Anyone more knowledgeable in assembly and file formats care to expand on this:
>It serves no purpose, except proving that files format not starting at offset 0 are a bad idea
What exactly does it mean to start at offset 0 and why don't these file formats do that? Is there an advantage in not starting at offset 0 or is it simply oversight/indifference? Any kind of background on the problem would be appreciated, I'm really quite intrigued.
Every major file type (or nearly every, anyway) has a set of signature bytes, a "magic number" or something equivalent that identifies it as being of that type. This lets programs identify what kind of object a file represents without requiring this information to be supplied by the user.
Most file types have this magic signature as the initial few bytes of the file. For example, a Windows executable always begins with the ASCII characters "MZ".
The point is that with non-overlapping magic signatures, a single file can be simultaneously identified as more than one type.
It's a little more complicated than that, actually. Any given application of a file format may use various obfuscation techniques on the file's header or contents that render the file invalid from the perspective of the published standard (if there is one; it is also common in these cases to change the file extension to further disguise what format the file actually uses).

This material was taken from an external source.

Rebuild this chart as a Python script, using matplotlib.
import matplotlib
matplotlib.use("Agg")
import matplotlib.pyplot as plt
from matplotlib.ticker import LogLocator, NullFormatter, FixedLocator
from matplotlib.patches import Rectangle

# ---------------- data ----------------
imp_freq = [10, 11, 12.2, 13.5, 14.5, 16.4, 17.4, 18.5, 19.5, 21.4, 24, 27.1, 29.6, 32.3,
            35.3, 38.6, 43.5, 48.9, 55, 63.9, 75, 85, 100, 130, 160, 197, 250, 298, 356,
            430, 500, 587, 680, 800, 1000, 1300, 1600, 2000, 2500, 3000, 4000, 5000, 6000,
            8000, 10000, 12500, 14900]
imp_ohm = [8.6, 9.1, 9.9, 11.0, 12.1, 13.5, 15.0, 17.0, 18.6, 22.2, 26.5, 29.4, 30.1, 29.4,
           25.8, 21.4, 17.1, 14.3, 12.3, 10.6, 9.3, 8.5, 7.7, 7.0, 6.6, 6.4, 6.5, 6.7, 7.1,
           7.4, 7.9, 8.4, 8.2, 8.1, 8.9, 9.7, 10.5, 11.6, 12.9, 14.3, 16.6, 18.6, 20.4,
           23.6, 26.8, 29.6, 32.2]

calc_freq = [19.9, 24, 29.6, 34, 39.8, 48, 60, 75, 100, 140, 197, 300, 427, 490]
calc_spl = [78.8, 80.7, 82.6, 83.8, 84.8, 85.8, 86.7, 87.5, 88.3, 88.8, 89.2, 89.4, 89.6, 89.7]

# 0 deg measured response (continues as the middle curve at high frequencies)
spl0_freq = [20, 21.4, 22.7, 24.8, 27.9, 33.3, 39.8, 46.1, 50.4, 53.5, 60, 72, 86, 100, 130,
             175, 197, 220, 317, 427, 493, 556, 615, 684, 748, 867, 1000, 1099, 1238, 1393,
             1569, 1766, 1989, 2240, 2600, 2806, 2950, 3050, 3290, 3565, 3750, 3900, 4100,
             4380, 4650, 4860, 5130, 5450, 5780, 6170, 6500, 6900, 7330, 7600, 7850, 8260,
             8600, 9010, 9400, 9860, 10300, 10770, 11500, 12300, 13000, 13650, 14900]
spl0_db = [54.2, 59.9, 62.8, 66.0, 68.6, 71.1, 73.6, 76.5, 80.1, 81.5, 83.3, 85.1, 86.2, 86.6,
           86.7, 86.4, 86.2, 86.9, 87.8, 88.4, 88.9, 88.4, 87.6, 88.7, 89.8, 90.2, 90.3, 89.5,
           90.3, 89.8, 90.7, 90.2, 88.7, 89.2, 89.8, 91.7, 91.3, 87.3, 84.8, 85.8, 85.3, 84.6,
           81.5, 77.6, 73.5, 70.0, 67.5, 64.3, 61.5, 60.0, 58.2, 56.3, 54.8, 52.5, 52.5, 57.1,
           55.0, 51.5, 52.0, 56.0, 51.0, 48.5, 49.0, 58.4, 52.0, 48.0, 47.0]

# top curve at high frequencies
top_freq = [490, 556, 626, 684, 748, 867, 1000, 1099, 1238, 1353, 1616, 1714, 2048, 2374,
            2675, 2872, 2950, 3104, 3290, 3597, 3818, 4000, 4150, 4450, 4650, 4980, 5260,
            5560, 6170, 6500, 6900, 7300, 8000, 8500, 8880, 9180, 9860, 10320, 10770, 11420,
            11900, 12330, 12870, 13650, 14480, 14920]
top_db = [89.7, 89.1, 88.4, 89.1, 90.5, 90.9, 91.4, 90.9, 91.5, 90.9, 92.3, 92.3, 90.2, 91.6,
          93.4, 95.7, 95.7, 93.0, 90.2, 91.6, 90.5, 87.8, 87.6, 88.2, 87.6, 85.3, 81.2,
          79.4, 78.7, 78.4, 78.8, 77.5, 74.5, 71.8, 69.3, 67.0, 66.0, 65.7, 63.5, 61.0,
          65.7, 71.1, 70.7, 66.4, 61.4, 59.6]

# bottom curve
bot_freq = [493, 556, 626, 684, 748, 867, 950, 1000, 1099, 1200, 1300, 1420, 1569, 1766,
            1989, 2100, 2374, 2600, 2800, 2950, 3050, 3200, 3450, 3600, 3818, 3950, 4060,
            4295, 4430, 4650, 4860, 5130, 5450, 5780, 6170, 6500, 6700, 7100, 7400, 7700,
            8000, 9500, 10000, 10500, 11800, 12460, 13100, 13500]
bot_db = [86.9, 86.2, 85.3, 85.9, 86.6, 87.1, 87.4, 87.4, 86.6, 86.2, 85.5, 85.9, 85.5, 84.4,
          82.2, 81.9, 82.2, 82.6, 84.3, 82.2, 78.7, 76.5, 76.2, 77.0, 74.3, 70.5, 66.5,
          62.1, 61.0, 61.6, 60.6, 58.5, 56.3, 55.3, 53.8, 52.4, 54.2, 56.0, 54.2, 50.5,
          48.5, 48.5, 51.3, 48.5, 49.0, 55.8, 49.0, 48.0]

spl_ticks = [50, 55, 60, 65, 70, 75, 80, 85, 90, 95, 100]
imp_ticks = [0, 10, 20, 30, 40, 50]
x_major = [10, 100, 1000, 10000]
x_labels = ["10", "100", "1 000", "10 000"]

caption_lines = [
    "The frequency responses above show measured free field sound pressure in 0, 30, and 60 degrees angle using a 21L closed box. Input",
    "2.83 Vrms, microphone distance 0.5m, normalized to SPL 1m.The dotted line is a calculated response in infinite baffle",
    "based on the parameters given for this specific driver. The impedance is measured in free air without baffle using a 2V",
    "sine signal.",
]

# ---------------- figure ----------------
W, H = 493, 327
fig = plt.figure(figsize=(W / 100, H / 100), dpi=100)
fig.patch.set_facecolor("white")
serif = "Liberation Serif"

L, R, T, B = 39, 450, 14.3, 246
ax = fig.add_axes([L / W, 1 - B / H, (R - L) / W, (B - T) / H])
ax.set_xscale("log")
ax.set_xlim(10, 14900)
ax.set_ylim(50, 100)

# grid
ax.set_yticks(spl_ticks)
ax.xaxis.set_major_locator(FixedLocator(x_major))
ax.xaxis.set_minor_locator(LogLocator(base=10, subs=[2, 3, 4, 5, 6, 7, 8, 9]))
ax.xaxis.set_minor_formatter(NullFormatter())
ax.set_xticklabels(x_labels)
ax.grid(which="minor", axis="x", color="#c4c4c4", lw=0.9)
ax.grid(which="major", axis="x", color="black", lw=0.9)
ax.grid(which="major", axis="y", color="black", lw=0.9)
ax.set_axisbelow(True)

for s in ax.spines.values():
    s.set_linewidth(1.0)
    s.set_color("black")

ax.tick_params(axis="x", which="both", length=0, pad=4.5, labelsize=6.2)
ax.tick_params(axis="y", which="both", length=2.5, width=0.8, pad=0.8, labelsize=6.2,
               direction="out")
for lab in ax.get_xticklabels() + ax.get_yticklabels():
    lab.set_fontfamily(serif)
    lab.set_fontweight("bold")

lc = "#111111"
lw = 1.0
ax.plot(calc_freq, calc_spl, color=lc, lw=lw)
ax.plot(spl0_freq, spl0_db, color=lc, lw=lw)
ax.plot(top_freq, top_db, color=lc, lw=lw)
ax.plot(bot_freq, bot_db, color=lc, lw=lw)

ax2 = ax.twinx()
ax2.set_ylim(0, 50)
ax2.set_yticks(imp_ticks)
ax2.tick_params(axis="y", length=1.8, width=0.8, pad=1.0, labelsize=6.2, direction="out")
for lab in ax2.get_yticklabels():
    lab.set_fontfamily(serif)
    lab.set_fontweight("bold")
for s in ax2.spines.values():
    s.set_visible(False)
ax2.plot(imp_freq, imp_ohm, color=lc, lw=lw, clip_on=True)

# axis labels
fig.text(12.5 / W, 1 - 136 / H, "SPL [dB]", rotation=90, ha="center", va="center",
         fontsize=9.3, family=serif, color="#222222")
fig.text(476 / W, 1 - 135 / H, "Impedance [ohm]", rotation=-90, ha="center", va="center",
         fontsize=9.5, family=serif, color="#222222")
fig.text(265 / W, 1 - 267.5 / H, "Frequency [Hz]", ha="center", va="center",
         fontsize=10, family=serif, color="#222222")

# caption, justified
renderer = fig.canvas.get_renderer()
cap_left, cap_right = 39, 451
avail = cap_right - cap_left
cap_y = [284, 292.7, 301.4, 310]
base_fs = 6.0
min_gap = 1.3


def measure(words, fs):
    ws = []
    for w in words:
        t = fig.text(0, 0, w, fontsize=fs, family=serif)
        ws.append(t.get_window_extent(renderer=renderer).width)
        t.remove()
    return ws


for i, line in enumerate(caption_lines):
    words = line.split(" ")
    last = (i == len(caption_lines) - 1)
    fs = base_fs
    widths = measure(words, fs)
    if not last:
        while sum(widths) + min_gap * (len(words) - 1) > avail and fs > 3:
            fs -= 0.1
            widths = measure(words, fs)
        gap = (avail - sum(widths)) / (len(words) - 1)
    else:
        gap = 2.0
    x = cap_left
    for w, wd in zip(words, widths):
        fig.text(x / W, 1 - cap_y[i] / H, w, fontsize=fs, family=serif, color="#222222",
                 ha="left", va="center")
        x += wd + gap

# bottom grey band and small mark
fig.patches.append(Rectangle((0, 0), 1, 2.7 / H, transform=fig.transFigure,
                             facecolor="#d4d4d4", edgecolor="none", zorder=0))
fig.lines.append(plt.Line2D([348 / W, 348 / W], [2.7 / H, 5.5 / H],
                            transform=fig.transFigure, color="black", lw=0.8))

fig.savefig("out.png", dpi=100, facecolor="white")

Programs that do this may or may not de-obfuscate the file prior to use, depending largely on how and why the file was obfuscated.
For instance, a common obfuscation method is simply removing the magic number from the file; in this case, the program may simply try to use the file as the given format and return an error (or crash; we are talking largely about proprietary software in these cases after all) if the file can't be read.

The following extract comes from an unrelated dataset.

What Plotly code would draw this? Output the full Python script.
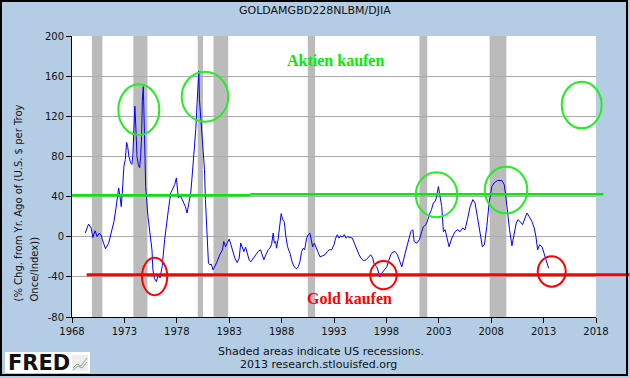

When a file format starts at offset 0, it simply means that it starts at the first byte of the file.
Other than that, I can't provide any information on file formats allowed to start at offsets other than 0, or why this may or may not be a good idea (I suppose maybe it would allow an enterprising programmer to hide a malicious file by embedding it in an otherwise-innocuous format?), though I am certainly curious as well.

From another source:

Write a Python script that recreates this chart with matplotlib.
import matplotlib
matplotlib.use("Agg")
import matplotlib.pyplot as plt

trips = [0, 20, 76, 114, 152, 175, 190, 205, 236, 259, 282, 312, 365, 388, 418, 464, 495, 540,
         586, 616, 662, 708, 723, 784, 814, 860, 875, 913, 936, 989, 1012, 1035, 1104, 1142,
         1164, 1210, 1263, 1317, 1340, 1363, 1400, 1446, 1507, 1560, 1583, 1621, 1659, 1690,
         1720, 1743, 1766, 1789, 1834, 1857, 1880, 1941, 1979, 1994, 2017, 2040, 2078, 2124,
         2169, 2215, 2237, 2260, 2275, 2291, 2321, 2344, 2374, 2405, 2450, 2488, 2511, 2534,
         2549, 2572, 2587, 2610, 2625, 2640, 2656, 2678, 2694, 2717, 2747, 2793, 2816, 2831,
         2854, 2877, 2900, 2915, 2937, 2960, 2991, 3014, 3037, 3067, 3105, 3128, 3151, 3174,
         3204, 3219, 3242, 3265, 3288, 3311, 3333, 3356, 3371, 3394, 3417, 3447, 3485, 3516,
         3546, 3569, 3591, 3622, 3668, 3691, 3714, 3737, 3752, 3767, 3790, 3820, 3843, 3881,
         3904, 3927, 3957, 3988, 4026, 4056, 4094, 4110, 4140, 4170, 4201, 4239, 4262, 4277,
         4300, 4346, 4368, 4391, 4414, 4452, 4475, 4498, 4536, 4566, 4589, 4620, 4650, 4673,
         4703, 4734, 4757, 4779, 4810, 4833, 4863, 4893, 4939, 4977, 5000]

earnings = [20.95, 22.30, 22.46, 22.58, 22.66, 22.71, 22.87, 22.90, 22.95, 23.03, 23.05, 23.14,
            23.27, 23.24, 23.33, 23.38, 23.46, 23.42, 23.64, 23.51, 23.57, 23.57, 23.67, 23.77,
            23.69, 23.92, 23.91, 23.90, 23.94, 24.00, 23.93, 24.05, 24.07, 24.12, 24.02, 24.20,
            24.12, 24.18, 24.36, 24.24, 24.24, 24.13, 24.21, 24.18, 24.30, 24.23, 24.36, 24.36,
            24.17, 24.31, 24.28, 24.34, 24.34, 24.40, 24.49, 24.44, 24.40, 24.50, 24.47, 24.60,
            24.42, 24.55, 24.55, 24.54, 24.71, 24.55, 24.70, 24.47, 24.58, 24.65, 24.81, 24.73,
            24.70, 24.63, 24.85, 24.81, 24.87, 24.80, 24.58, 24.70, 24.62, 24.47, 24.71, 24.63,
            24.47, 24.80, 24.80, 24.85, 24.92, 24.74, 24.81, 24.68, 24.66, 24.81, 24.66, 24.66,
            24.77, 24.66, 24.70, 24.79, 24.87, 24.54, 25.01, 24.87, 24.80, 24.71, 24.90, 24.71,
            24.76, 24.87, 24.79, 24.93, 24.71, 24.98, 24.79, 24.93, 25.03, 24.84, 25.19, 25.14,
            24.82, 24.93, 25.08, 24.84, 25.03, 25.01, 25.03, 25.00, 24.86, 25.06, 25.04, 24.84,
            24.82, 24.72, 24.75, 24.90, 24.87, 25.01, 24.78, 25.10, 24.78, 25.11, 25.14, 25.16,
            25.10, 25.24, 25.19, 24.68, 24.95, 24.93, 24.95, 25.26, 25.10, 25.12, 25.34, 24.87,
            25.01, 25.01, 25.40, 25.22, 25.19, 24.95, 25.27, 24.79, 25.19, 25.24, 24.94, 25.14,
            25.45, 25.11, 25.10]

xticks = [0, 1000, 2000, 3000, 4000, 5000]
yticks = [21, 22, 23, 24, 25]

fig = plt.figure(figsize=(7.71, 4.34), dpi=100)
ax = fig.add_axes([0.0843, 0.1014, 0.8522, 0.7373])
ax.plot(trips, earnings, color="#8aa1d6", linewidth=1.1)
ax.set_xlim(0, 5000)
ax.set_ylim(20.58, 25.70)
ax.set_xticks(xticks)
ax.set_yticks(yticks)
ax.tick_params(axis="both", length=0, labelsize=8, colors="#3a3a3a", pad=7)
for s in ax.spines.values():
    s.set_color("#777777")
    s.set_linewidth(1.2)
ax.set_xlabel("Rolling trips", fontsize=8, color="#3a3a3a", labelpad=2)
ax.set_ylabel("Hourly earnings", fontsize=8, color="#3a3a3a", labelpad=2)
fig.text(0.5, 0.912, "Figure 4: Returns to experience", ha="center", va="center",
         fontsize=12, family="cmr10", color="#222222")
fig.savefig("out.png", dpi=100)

I think you're on to the right answer (though I don't know for sure myself).
It seems to me that if all file format identifiers started at the zero offset, it would be impossible for a single file to identify as more than one format. However, when different formats use different offsets to identify themselves, it is possible to construct the file in such a way that it validly identifies as more than one format.
That's kind of a different issue though, my understanding is that .jpeg has an unlimited size footer and .rar has an unlimited size header. It gets similar results, though.
A lot of archive formats start at the end because you don't know what is going to be written beforehand. But there is very little reason not to have magic bytes at either the very start or end of a file.
>It serves no purpose, except proving that files format not starting at offset 0 are a bad idea
What exactly does it mean to start at offset 0 and why don't these file formats do that? Is there an advantage in not starting at offset 0 or is it simply oversight/indifference? Any kind of background on the problem would be appreciated, I'm really quite intrigued.